What the BIS banking statistics say (and what they do not) about banking systems' exposures to particular countries and sectors

14 March 2011

(Extract from pages 16-17 of BIS Quarterly Review, March 2011)

The BIS consolidated international banking statistics provide a unique perspective on the exposures of national banking systems to particular countries and sectors. The statistics provide information on the total foreign exposures (ie foreign claims plus other exposures) of banks headquartered in a particular jurisdiction on a worldwide consolidated basis (ie including the exposures of consolidated foreign branches and subsidiaries and netting out inter-office positions). The BIS consolidated banking statistics offer a more useful measure of the total risk exposure of a banking system than do the BIS locational banking statistics, which are based on the residence (rather than on the nationality of ownership) of the reporting banking unit.

The BIS consolidated banking statistics are reported on both an ultimate risk and an immediate borrower basis. In the former case, the statistics are adjusted for net risk transfers between countries and sectors, while in the latter they are not. Chart A shows three examples of risk transfers that would generate differences between figures reported, respectively, on an ultimate risk and on an immediate borrower basis.

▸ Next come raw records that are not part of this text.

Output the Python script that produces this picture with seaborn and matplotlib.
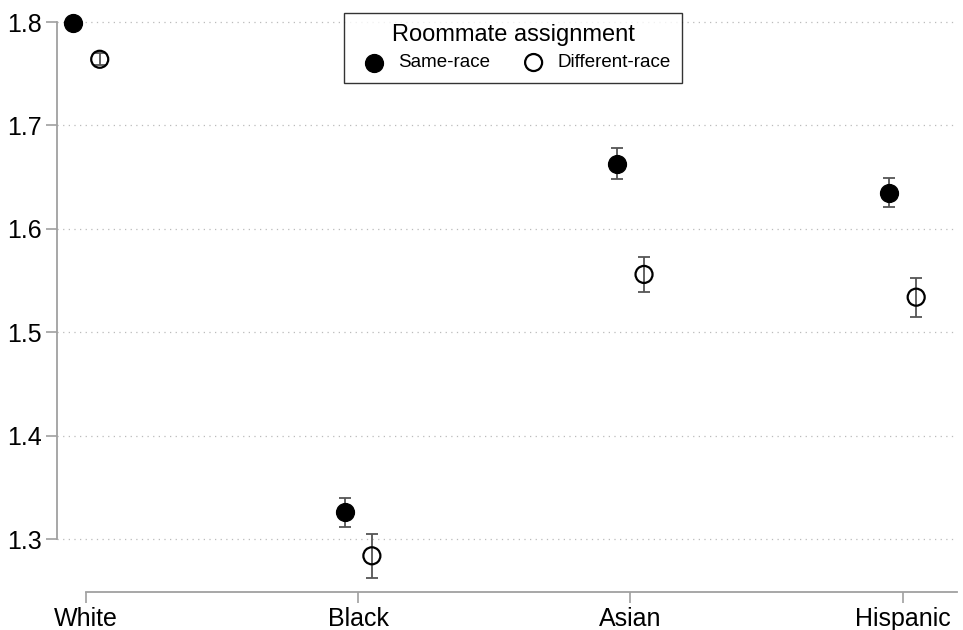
import numpy as np
import pandas as pd
import seaborn as sns
import matplotlib.pyplot as plt

# values
races = ["White", "Black", "Asian", "Hispanic"]
same_mean = [1.799, 1.326, 1.663, 1.635]
same_err = [0.003, 0.014, 0.015, 0.014]
diff_mean = [1.764, 1.284, 1.556, 1.534]
diff_err = [0.006, 0.021, 0.017, 0.019]
groups = ["Same-race", "Different-race"]

sns.set_theme(style="white")
plt.rcParams["font.family"] = ["Liberation Sans", "DejaVu Sans"]
plt.rcParams["text.color"] = "black"

rows = []
for i, r in enumerate(races):
    rows.append({"race": r, "pos": i - 0.05, "grp": groups[0], "y": same_mean[i], "err": same_err[i]})
    rows.append({"race": r, "pos": i + 0.05, "grp": groups[1], "y": diff_mean[i], "err": diff_err[i]})
df = pd.DataFrame(rows)

fig = plt.figure(figsize=(9.63, 6.30), dpi=100)
ax = fig.add_axes([57 / 963, 1 - 592 / 630, 900 / 963, 586 / 630])

# gridlines
for t in [1.3, 1.4, 1.5, 1.6, 1.7, 1.8]:
    ax.axhline(t, color="#bbbbbb", lw=0.9, ls=(0, (1, 3.5)), zorder=0)

ax.errorbar(df["pos"], df["y"], yerr=df["err"], fmt="none", ecolor="#555555",
            elinewidth=1.3, capsize=4, capthick=1.3, zorder=2)

same = df[df["grp"] == groups[0]]
diff = df[df["grp"] == groups[1]]
sns.scatterplot(data=same, x="pos", y="y", ax=ax, s=165, color="black",
                edgecolor="black", linewidth=1.0, label=groups[0], zorder=3)
sns.scatterplot(data=diff, x="pos", y="y", ax=ax, s=150, facecolor="none",
                edgecolor="black", linewidth=1.6, label=groups[1], zorder=3)

ax.set_xlim(-0.107, 3.2)
ax.set_ylim(1.249, 1.8155)
ax.set_xticks(range(len(races)))
ax.set_xticklabels(races)
ax.set_yticks([1.3, 1.4, 1.5, 1.6, 1.7, 1.8])
ax.set_yticklabels(["1.3", "1.4", "1.5", "1.6", "1.7", "1.8"])
ax.set_xlabel("")
ax.set_ylabel("")

for s in ["top", "right"]:
    ax.spines[s].set_visible(False)
for s in ["left", "bottom"]:
    ax.spines[s].set_color("#a0a0a0")
    ax.spines[s].set_linewidth(1.3)
ax.spines["left"].set_bounds(1.3, 1.8)
ax.spines["bottom"].set_bounds(0, 3.2)

ax.tick_params(axis="both", which="major", direction="out", length=8, width=1.2,
               color="#a0a0a0", labelsize=18, labelcolor="black", pad=3,
               bottom=True, left=True)

leg = ax.legend(title="Roommate assignment", ncol=2, loc="upper center",
                bbox_to_anchor=(0.507, 0.9885), borderaxespad=0, frameon=True,
                fancybox=False, fontsize=13.5, title_fontsize=17,
                handletextpad=0.3, columnspacing=1.3, borderpad=0.6,
                labelspacing=0.3, markerscale=1.0)
leg.get_frame().set_edgecolor("black")
leg.get_frame().set_linewidth(1.0)
leg.get_title().set_color("black")
for t in leg.get_texts():
    t.set_color("black")
leg._legend_box.sep = 6

fig.savefig("out.png", dpi=100)
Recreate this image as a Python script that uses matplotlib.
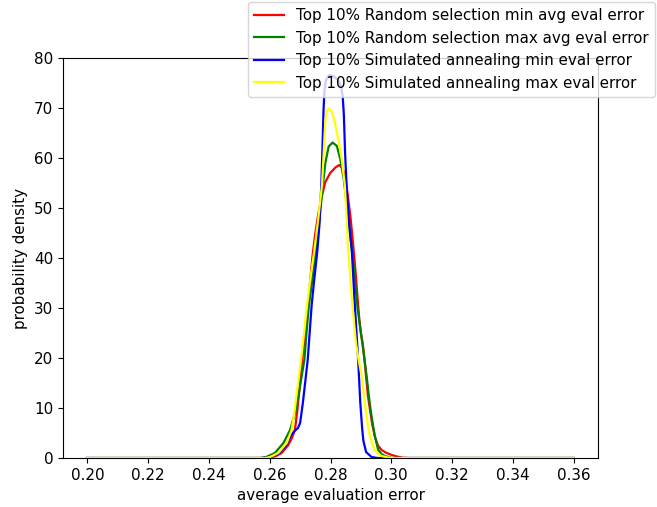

Several important caveats should be kept in mind when analysing figures obtained from the BIS consolidated banking statistics. The first is that the statistics capture the foreign exposures of reporting banking systems to given countries, not the expected losses that those banking systems would suffer as a result of a large negative shock to their assets in those countries. For example, if the foreign exposures of banks headquartered in country X to country Y amounted to $60 billion and an event inflicted losses of 25% on all foreign-owned assets in country Y, banks from country X would sustain losses of $15 billion (not $60 billion). Furthermore, the BIS consolidated banking statistics focus exclusively on assets and provide no information on liabilities to the same debtor.

Second, in the BIS consolidated banking statistics, the holdings of various banking units are assigned to a given national jurisdiction according to the nationality of the highest-level banking affiliate in the chain of ownership, not according to the nationality of the ultimate parent. For example, the claims of a bank that is incorporated in country X and is owned by a non-bank financial company headquartered in country Y would be reported as a part of the claims of the banking sector of X (and not of Y). As a result, the set of banks that report to the BIS consolidated banking statistics as a part of the banking population of country X and the set of banks that are regulated and/or guaranteed by the government of country X do not necessarily overlap.

Third, the BIS consolidated banking statistics do not include a currency breakdown. Furthermore, no information is available on which claims are marked to market and which are held to maturity. As a result, it is difficult to interpret changes in the stocks of foreign claims because it is impossible to know exactly how much of a given change was caused by currency fluctuations, how much of it occurred as a result of adjustments in the mark to market values of claims and how much was due to banks actively changing the quantities of these claims that they own (ie buying and selling claims). The most that can be done in that dimension is to obtain estimates of exchange rate-adjusted changes in foreign claims based on assumptions about their currency composition.

While the BIS consolidated banking statistics are very useful in answering certain questions, they cannot be used to address all issues related to a given topic. For example, the BIS consolidated banking statistics can be used to answer a question such as:
What are the exposures of banks headquartered in country X to country Y?

However, they cannot be used to answer a question such as:
How much would banks headquartered in country X lose in the event of a sovereign restructuring in country Y?

Similarly, the BIS consolidated banking statistics can be used to answer a question such as:
What are the overall foreign exposures of banks headquartered in country X?

However, they cannot be used to answer a question such as:
What are the overall foreign exposures of banks that have an explicit (or an implicit) guarantee by the government of country X?

The BIS consolidated banking statistics can also be used to answer a question such as:
What were the foreign claims of banks headquartered in country X on country Y at a given point in time?

However, they cannot be used to answer a question such as:
How much of the change in foreign claims of banks headquartered in country X on country Y during a given period was due to banks actively changing the quantities of these claims that they own and how much was caused by fluctuations in the market values of the claims?